SNP Spending Priorities

Fair comment by Martin Redfern in The Herald's letters page - SNP ministers are spending £189 million a year on free bus travel for under 22-year-olds yet say they have choice but to cut the winter fuel allowance.

It's a political choice - which is more important?


So John Swinney complains about cutting the winter fuel allowance for pensioners. Fair enough, you may say – though he ruins it by citing it as a Scexit justification.

But why isn’t Swinney even attempting to pay it out of devolved administration resources? He could, say, scale back and pay to those aged over 70, or allocate according to council tax band.

But he is apparently happier giving up and blaming Westminster.

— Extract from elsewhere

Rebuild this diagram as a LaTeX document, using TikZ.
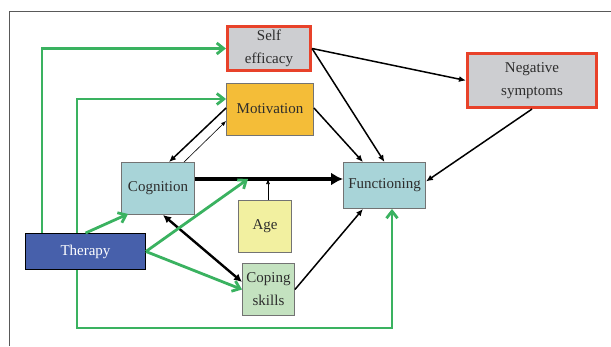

The reality is that the SNP administration, despite the huge benefits the Barnett Formula particularly brings to Scotland, has so badly managed Scotland’s finances (ferry procurement springs to mind) that there’s little room for manoeuvre.

The nationalists enthusiastically spend public cash on non-devolved areas, particularly foreign affairs, even though this pointlessly duplicates expenditure made by Westminster. And what about universal rather than targeted benefits that until recently have secured many middle-class votes in one election after another?

Can it really be right that the poorest taxpayers fund free prescriptions and university fees for the wealthy in Scotland, when the less well-off here can’t afford to heat their homes?

Rather than, in the usual Pavlovian manner, blaming Westminster for Scotland’s financial woes, perhaps Swinney instead should take a long, hard look at himself and his party?

Martin Redfern, Melrose, Roxburghshire.